1) Las
ganas de escribir vienen escribiendo. Es inútil esperar el instante perfecto,
aquel en que todos los problemas del mundo exterior han desaparecido y solo
existe el deseo compulsivo de sentarse y escribir: ese instante de perfección
es altamente improbable. En general, una se sienta a escribir venciendo cierta
resistencia –salir del estado de ocio no es natural-, una oficia ciertos ritos
dilatorios y por fin, con cierta cautela, escribe. Y en algún momento descubre
que está sumergida hasta los pelos, que los problemas del mundo exterior han
desaparecido, que no existe otra cosa que el deseo compulsivo de escribir.
2) La
primera versión de un texto es solo un mal necesario. Suele estar bien lejos de
aquello completo e intenso que una difusamente ha concebido. Corregir no es
otra cosa que ir encontrando a Moisés dentro del bloque de mármol.
3) En
literatura no existen sinónimos ni equivalencias: no es lo mismo un rostro que
una cara, que una jeta. “Dijo que estaba harto” no equivale a “- Estoy harto
–dijo”. Aferrarse a una frase o una palabra simplemente porque “ha salido así
del alma”, es por lo menos un riesgo: el alma, a veces, dicta obviedades. En Filosofía de la composición, Poe cuenta
que, durante la escritura de su poema El
cuervo, decidió que necesitaba un animal parlante para que repitiera el leimotiv al final de cada estrofa. Y
naturalmente el primer animal que se le cruzó fue el loro. A veces conviene
sacrificar al loro.
4) Ni
la espontaneidad ni la velocidad son valores en literatura. Tantear, tachar,
descubrir nuevas posibilidades, equivocarse tantas veces como haga falta, ir
acercándose paso a paso al texto buscado: ese es el verdadero acto creador. Lo
otro es como estornudar.
5) Cuando
se escribe, no hay que tenerles miedo a los sentimientos, pero tampoco hay que
tenerle miedo a la lucidez. Una tiene tan pocas cualidades que no veo razón
para que se despoje de alguna de ellas para hacer literatura.
6) La
realidad proporciona buenas situaciones pero no construye obras artísticas. Distorsionar
un hecho, tajearlo, cambiarle o anularle alguna pieza son atribuciones que un
autor de ficciones puede tomarse sin ninguna culpa. No es el acontecimiento
real al que debe serle fiel sino a la luz secreta que él descubrió en ese
acontecimiento y que lo tentó a escribir.
7) No
hay que empezar un cuento si no se sabe cómo va a terminar. Puede encontrarse
una en el trance de ir de acá para allá, sin ton ni son, esperando que el final
le caiga del cielo. Los buenos finales no suelen tener origen celestial: aunque
no se lo note, vienen mandados desde
la primera frase.
8) Una
novela requiere una escritura y una estructura rigurosas como las de un cuento.

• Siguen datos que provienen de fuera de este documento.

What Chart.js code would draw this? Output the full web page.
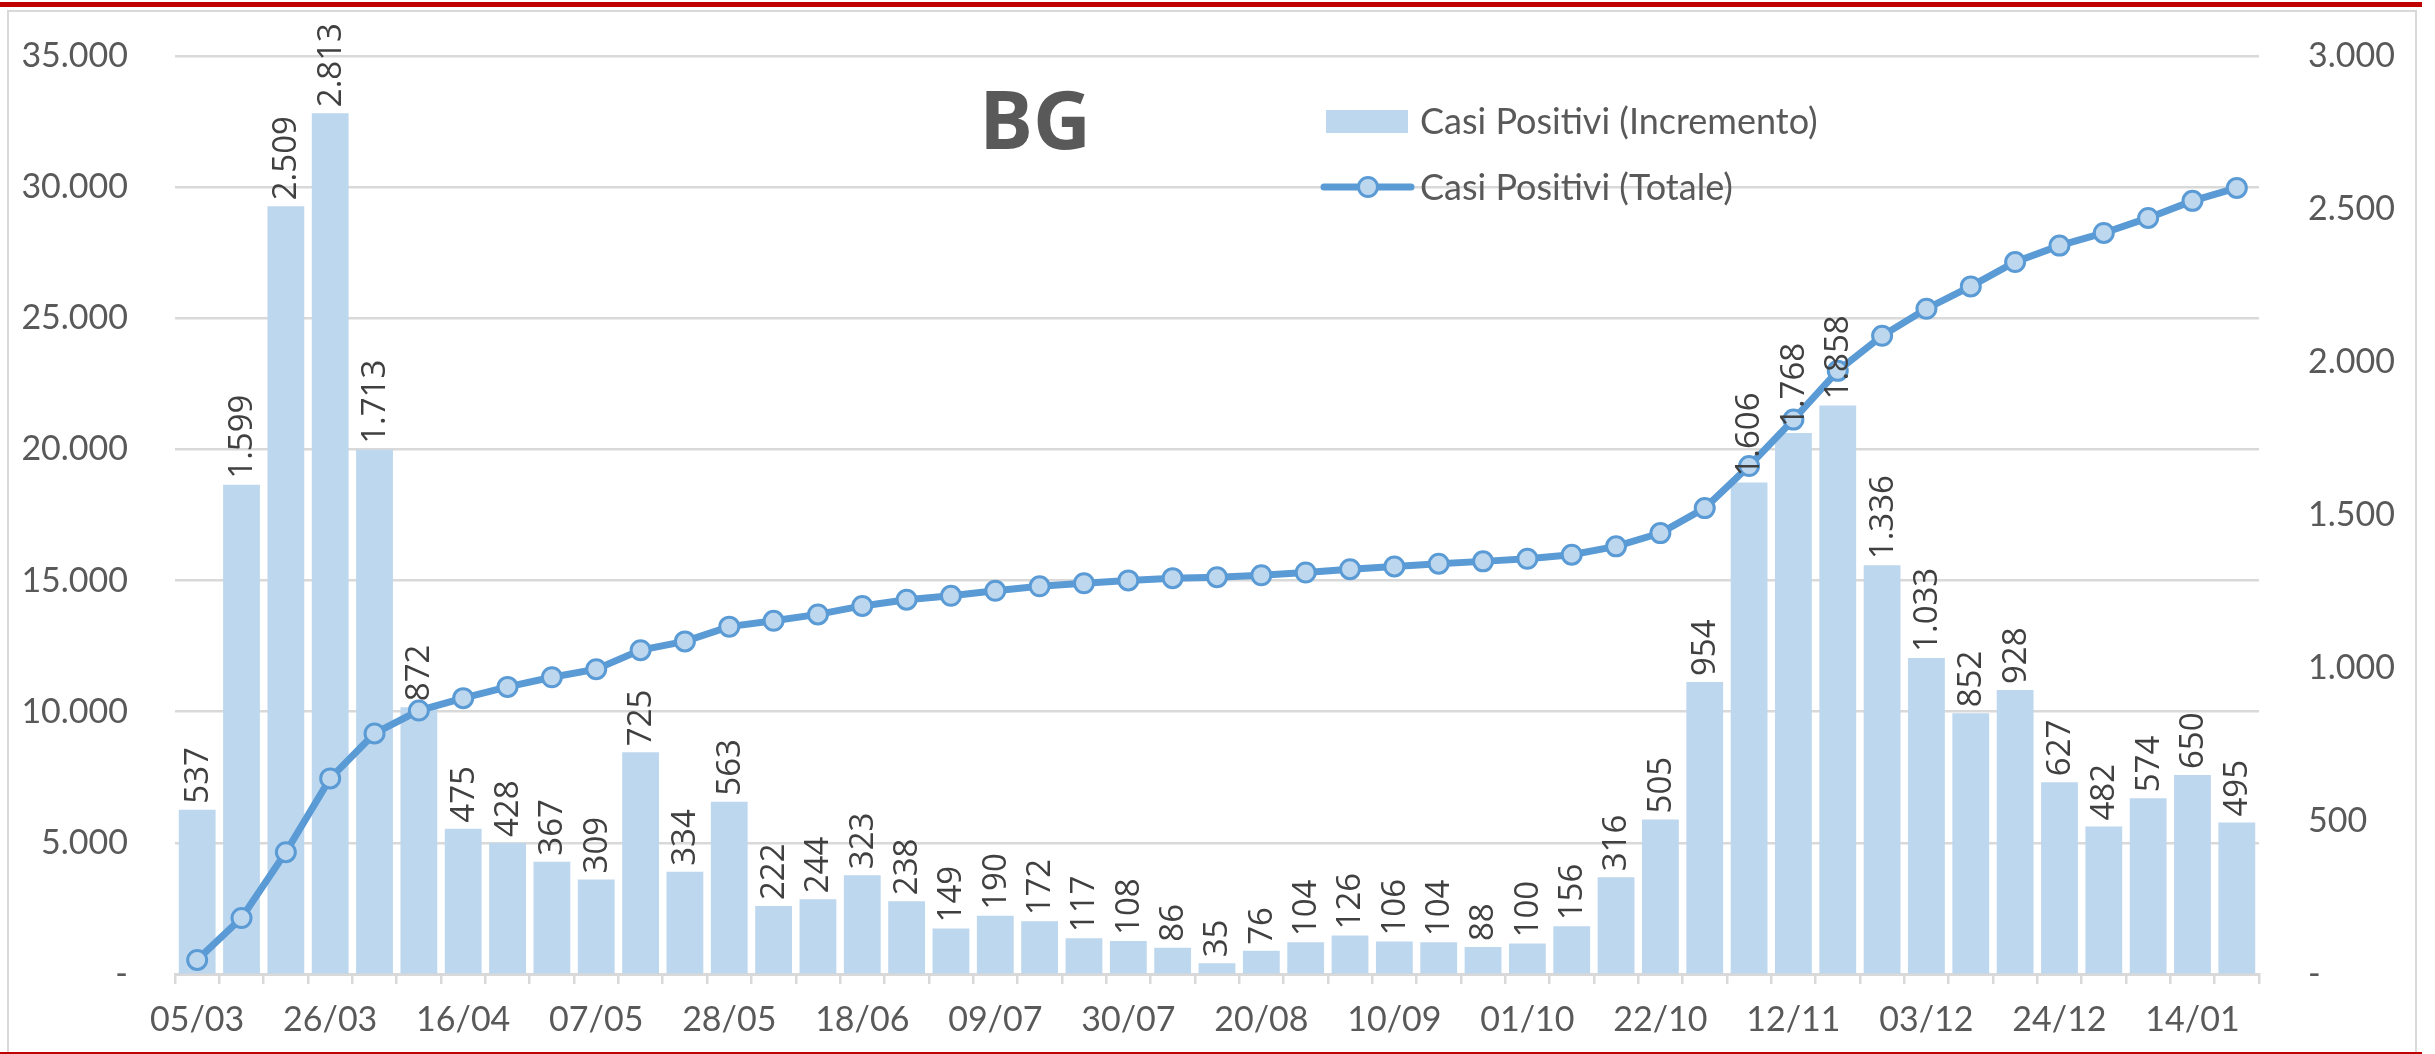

Si tiene páginas grises, esos grises deben estar tan cargados de tensión como
lo están en el Guernica, de Picasso.
Si no, son meramente un plomo.
9) La
inspiración no existe; en eso se parece a las brujas. Entonces, cuando las
palabras parecen cantarle a una en la oreja, y una siente que todo lo que está
escribiendo tiene la música justa, el ritmo exacto, la tensión precisa, podrá
llamar a ese estado de privilegio como más le guste, pero lo mejor es que
suelte el freno y deje rodar la locura. Es hermoso, solo que no hay que creer
que es el único estado en que se hace literatura. Porque se corre el riesgo de
no escribir más que una página en toda la vida.
10) Hay que nutrirse de los credos y hay que
aprender a dudar de ellos. No existen reglas universales para el oficio de
escribir. Es uno mismo quien a la larga, con verdades y mentiras propias y
ajenas, va estableciendo sus propios ritos, va permitiéndose sus propias
manías, va construyendo su propio credo.